Scientists could be on the brink of a scientific breakthrough about how life originates after drilling deeper into the Earth than ever before.
The record-breaking study unearthed a long section of rocks from the Earth's mantle - the layer of solid rock between the planet's inner core and outer crust.
They drilled the over 4,000-foot-long rock core from a spot in the Atlantic Ocean called the 'Lost City Hydrothermal Field,' or more commonly, the 'Lost City.'
Their findings, presented in the journal Science, offer a closer look at the chemical reactions that allowed life to emerge in the depths of the ocean.
Scientists have extracted a huge sample of the Earth's mantle after drilling the deeper into the planet than ever before.
With further analysis, the rocks will help answer questions about the origins of life on Earth, and how the mantle drives volcanic activity and important global cycles, according to the researchers.
Led by researchers from the Universities of Cardiff and Leeds, the scientists traveled to the Lost City - a point about 1,500 miles east of South Florida - and extracted a mantle rock core from a nearby site.
The Lost City lies along the Mid-Atlantic Ridge, which is one of the world's largest undersea mountain ranges at a length of 6,200 miles.
Despite what the name suggests, the Lost City isn't the site of a sunken Atlantis. It's actually a 'bizarre' hydrothermal vent system where seawater circulates beneath the seafloor.
The researchers drilled their core near the 'Lost City,' a system of hydrothermal vents that lies along the Mid-Atlantic Ridge.
It caught the attention of scientists because it produces vents up to 18 stories tall - the tallest ever seen - and the fluids forming these vents are heated by seawater reacting with million-year-old mantle rocks.

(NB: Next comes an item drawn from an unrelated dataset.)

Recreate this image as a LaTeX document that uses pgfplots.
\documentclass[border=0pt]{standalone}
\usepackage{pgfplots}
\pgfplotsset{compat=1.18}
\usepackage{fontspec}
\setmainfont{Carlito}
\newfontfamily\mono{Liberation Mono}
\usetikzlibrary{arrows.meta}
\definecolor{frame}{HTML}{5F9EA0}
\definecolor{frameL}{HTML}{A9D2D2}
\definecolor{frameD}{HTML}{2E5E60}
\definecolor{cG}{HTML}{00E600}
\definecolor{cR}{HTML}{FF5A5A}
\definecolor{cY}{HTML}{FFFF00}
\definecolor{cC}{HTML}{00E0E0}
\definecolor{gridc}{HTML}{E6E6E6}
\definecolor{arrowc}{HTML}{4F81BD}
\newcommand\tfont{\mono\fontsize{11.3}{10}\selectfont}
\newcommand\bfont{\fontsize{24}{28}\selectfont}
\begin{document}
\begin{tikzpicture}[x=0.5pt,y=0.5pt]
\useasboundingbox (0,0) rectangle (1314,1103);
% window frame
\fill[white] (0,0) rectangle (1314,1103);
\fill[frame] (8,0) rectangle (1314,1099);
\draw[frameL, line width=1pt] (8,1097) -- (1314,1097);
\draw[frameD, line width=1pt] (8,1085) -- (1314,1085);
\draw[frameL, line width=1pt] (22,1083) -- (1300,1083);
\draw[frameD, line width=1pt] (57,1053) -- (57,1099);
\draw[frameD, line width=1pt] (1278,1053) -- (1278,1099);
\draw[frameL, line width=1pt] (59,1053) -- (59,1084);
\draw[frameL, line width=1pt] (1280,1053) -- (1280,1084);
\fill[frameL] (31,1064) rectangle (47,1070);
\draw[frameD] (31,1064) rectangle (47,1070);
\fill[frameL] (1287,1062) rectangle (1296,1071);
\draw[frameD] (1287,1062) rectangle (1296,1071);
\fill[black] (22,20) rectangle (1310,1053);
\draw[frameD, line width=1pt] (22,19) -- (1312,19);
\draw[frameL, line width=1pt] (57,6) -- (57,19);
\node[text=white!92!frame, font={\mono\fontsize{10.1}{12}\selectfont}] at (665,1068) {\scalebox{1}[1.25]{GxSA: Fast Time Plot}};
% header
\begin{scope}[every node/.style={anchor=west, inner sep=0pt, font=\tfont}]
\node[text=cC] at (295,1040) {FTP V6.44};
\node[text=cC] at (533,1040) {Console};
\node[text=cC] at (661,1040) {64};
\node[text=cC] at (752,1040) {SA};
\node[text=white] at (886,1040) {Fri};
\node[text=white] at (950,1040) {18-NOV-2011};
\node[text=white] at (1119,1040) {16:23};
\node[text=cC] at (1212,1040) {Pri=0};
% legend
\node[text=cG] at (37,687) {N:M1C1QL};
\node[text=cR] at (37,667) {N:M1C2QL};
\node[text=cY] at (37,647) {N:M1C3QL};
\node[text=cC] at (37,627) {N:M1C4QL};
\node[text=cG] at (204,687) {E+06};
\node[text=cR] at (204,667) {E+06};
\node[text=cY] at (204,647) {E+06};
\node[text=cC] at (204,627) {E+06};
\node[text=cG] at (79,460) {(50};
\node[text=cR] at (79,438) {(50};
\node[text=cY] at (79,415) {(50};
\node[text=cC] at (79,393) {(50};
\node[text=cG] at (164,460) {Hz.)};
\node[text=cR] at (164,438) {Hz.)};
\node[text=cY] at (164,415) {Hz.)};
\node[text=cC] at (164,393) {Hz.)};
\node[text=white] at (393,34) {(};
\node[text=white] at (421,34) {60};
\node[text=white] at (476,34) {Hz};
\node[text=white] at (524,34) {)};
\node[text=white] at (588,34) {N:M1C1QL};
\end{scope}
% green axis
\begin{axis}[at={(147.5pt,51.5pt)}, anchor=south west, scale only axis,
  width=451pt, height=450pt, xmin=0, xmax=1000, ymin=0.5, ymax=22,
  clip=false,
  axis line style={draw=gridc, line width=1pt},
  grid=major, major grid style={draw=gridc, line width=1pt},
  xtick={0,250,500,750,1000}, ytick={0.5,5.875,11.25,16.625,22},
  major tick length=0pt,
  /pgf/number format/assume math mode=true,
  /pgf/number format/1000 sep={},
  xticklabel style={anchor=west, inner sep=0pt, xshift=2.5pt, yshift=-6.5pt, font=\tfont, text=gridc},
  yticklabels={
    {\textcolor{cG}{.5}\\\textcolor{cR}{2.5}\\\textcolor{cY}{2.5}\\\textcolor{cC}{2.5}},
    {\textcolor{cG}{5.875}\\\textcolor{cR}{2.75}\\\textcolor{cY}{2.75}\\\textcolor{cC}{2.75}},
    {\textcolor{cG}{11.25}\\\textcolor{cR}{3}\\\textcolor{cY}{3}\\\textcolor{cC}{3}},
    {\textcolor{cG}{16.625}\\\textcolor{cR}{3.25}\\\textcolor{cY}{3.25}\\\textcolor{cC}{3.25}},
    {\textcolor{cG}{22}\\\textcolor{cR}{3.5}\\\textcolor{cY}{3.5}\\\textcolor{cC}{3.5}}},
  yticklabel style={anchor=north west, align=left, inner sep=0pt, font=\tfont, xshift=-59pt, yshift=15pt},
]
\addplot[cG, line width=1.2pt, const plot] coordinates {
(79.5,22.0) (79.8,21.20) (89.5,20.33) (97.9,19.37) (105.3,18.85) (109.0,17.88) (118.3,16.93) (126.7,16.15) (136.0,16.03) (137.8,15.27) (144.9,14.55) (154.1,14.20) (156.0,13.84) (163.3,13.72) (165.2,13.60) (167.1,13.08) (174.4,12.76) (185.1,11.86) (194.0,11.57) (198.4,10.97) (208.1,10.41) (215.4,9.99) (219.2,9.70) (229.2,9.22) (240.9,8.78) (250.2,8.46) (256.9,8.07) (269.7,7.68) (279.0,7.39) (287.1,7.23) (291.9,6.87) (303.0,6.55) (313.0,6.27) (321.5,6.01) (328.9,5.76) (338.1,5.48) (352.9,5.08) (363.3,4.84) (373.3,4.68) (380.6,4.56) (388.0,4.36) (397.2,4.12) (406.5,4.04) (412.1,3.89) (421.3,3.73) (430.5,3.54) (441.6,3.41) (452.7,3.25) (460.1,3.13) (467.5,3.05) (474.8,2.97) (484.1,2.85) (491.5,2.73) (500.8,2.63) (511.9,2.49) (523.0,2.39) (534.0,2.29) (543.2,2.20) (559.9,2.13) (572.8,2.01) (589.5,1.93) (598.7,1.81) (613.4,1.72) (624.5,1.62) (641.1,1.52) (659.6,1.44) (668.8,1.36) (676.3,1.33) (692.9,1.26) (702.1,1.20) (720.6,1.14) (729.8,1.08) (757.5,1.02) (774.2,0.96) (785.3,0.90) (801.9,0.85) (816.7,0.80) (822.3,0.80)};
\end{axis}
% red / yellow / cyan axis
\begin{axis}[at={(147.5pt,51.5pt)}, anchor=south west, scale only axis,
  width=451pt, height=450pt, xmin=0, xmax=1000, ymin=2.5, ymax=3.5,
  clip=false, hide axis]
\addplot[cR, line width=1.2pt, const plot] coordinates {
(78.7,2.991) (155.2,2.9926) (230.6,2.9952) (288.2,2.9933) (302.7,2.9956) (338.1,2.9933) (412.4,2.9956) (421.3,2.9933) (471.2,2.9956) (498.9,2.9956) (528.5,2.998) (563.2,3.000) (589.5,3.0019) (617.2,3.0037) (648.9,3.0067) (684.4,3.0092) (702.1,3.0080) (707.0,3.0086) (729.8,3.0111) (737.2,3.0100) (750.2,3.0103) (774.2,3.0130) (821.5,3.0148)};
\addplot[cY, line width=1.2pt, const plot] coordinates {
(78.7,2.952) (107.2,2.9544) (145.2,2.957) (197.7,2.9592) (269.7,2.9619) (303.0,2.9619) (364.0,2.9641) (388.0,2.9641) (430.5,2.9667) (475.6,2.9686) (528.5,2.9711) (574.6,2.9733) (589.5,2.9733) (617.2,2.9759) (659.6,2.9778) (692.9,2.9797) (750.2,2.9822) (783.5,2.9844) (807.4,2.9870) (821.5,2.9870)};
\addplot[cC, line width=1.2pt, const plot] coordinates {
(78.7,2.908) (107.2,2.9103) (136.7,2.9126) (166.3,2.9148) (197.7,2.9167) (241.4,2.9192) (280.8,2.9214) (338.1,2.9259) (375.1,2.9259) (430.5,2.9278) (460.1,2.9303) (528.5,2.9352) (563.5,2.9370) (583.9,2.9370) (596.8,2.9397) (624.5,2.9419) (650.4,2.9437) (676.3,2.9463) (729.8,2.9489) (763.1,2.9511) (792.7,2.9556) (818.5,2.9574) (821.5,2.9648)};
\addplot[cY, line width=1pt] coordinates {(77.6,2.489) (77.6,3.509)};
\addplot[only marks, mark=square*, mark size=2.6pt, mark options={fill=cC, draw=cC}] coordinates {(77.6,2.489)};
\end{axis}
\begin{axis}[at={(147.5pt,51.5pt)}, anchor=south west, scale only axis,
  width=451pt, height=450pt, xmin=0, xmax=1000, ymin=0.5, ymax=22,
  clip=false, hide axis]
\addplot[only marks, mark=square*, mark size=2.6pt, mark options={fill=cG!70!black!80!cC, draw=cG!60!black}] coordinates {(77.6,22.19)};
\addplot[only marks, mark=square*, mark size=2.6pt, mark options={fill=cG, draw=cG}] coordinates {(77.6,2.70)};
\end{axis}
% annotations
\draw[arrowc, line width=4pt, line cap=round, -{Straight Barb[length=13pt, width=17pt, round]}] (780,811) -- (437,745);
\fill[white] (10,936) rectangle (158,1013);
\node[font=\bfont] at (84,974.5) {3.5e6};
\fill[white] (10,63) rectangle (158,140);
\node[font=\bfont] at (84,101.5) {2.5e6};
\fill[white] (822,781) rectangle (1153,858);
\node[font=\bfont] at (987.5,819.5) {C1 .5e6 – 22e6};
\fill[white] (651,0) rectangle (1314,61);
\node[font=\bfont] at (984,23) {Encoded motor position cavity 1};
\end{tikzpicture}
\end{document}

That may not sound as exciting as a mysterious civilization lost to the ocean, but these vents are massively important as they could hold secrets about how life emerged on our planet billions of years ago, experts say.

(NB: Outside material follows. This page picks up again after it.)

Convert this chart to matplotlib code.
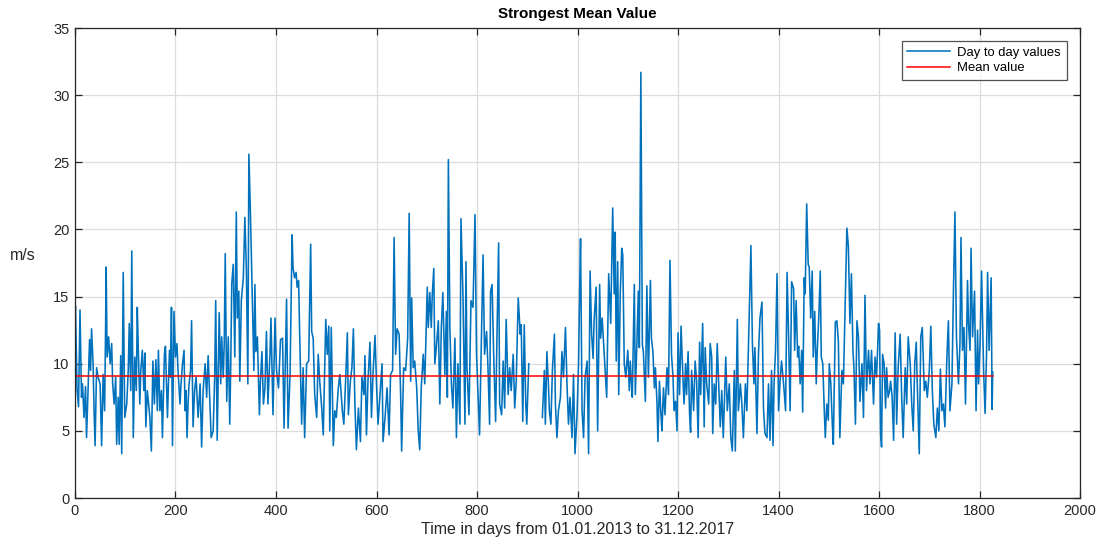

'The reaction between seawater and mantle rocks on or near the seafloor releases hydrogen, which in turn forms compounds such as methane, which underpin microbial life,' said study lead author Johan Lissenberg, a geologist at Cardiff University.

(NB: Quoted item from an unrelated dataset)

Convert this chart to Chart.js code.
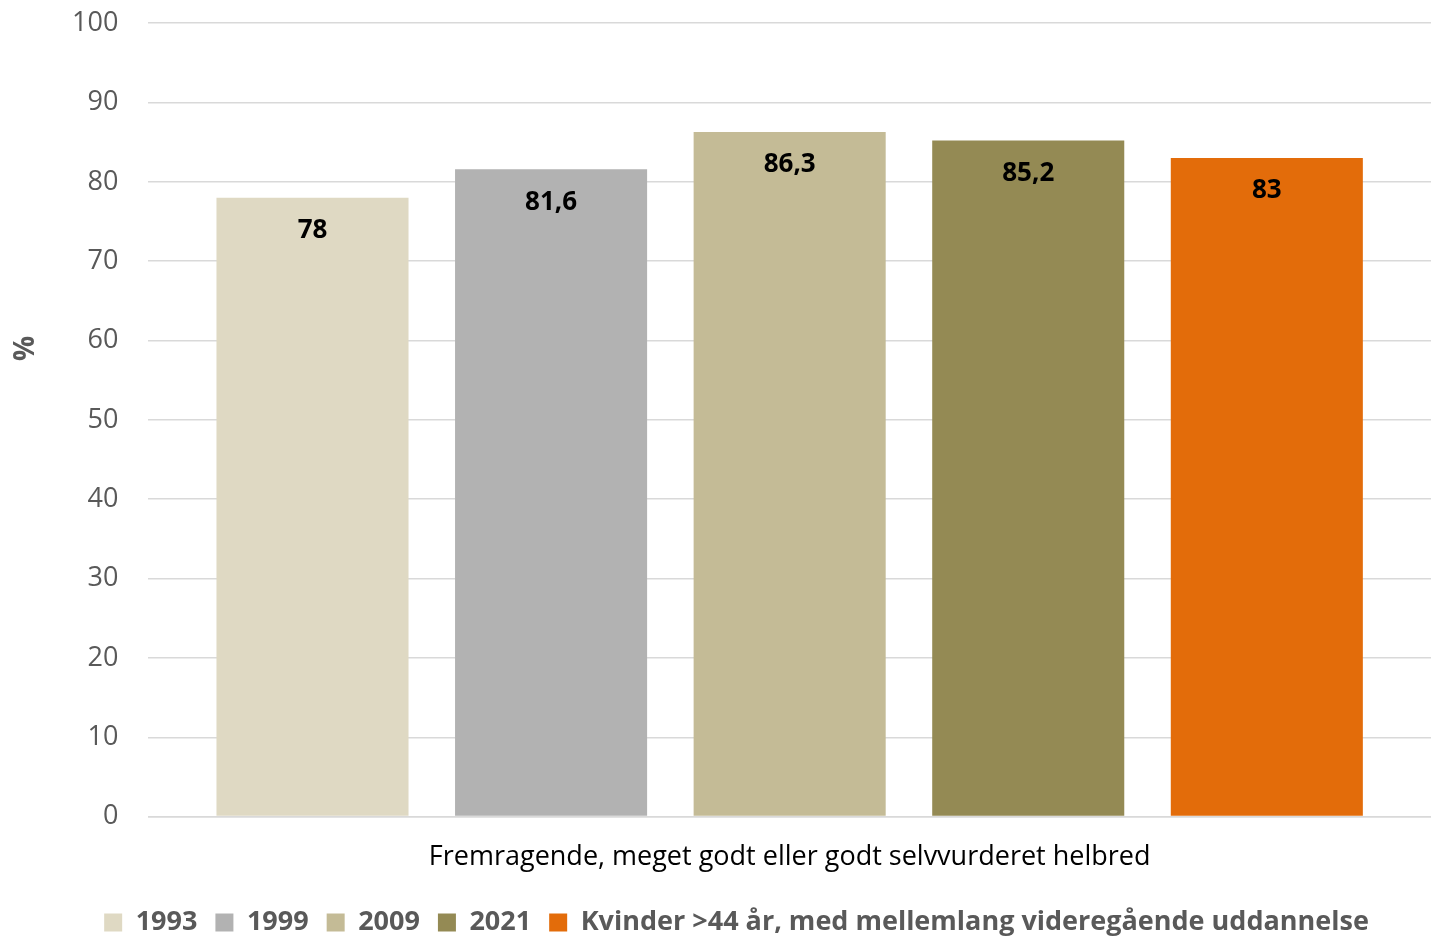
<!DOCTYPE html>
<html>
<head>
<meta charset="utf-8">
<script src="https://cdn.jsdelivr.net/npm/chart.js@4"></script>
<style>
  html, body { margin: 0; padding: 0; background: #fff; overflow: hidden; }
  #wrap { width: 1431px; height: 959px; margin-top: -23px; }
</style>
</head>
<body>
<div id="wrap"><canvas id="chart"></canvas></div>
<script>
// data
var categories = ['Fremragende, meget godt eller godt selvvurderet helbred'];
var seriesNames = ['1993', '1999', '2009', '2021', 'Kvinder >44 år, med mellemlang videregående uddannelse'];
var seriesValues = [[78], [81.6], [86.3], [85.2], [83]];
var seriesColors = ['#dfd9c3', '#b2b2b2', '#c4bb96', '#948a54', '#e36c0a'];
var yTicks = [0, 10, 20, 30, 40, 50, 60, 70, 80, 90, 100];

var FONT = "'Open Sans', 'Noto Sans', sans-serif";

var datasets = [];
for (var i = 0; i < seriesNames.length; i++) {
    datasets.push({
        label: seriesNames[i],
        data: seriesValues[i],
        backgroundColor: seriesColors[i],
        borderWidth: 0,
        categoryPercentage: 0.93,
        barPercentage: 0.805
    });
}

// value labels inside the top of each bar, plus the rotated "%" axis title
var barLabels = {
    id: 'barLabels',
    afterDatasetsDraw: function (chart) {
        var ctx = chart.ctx;
        ctx.save();
        ctx.font = 'bold 26px ' + FONT;
        ctx.fillStyle = '#000';
        ctx.textAlign = 'center';
        ctx.textBaseline = 'middle';
        chart.data.datasets.forEach(function (ds, di) {
            chart.getDatasetMeta(di).data.forEach(function (bar, j) {
                var txt = String(ds.data[j]).replace('.', ',');
                ctx.fillText(txt, bar.x, bar.y + 33);
            });
        });
        var a = chart.chartArea;
        ctx.translate(26, a.top + (a.bottom - a.top) * 0.41);
        ctx.rotate(-Math.PI / 2);
        ctx.fillStyle = '#595959';
        ctx.font = 'bold 28px ' + FONT;
        ctx.fillText('%', 0, 0);
        ctx.restore();
    }
};

new Chart(document.getElementById('chart'), {
    type: 'bar',
    data: { labels: categories, datasets: datasets },
    plugins: [barLabels],
    options: {
        responsive: true,
        maintainAspectRatio: false,
        animation: false,
        layout: { padding: { left: 42, right: 0, top: 0, bottom: -10 } },
        plugins: {
            tooltip: { enabled: false },
            legend: {
                position: 'bottom',
                labels: {
                    font: { family: FONT, size: 27, weight: 'bold' },
                    color: '#595959',
                    boxWidth: 18,
                    boxHeight: 18,
                    padding: 18
                }
            }
        },
        scales: {
            x: {
                grid: { display: false },
                border: { display: true, color: '#d9d9d9', width: 1.5 },
                ticks: {
                    font: { family: FONT, size: 27 },
                    color: '#000',
                    padding: 17
                }
            },
            y: {
                min: 0,
                max: 100,
                afterBuildTicks: function (axis) {
                    axis.ticks = yTicks.map(function (v) { return { value: v }; });
                },
                grid: { color: '#d9d9d9', lineWidth: 1.5, drawTicks: false },
                border: { display: false },
                ticks: {
                    font: { family: FONT, size: 27 },
                    color: '#595959',
                    padding: 30
                }
            }
        }
    }
});
</script>
</body>
</html>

'This is one of the hypotheses for the origin of life on Earth.'
Lead researcher Johan Lissenberg from Cardiff University and two colleagues analyze the mantle rock sample. Their early findings have already been surprising.
The researchers drilled into mantle rock 2,800 feet below the ocean surface using equipment aboard the research vessel JOIDES Resolution.
They recovered large sections of continuous mantle rocks, which should be sample representative of the mantle rock beneath the Lost City vents, the researchers said.
'The recovery is record-breaking in that previous attempts of drilling mantle rocks have been difficult, with penetration no deeper than 200 meters (656 feet) and with relatively low recovery of rocks,' Lissenberg said.
He and his colleagues documented how a mineral called olivine in the core sample had reacted with seawater at various temperatures.
Studying this reaction and others between seawater and mantle rock minerals could help scientists understand how microbial life first formed in the depths of the ocean, Lissenberg explained.
The researchers also made some surprising early discoveries about the core sample's composition - finding a more extensive period of melting (molten rick) than expected.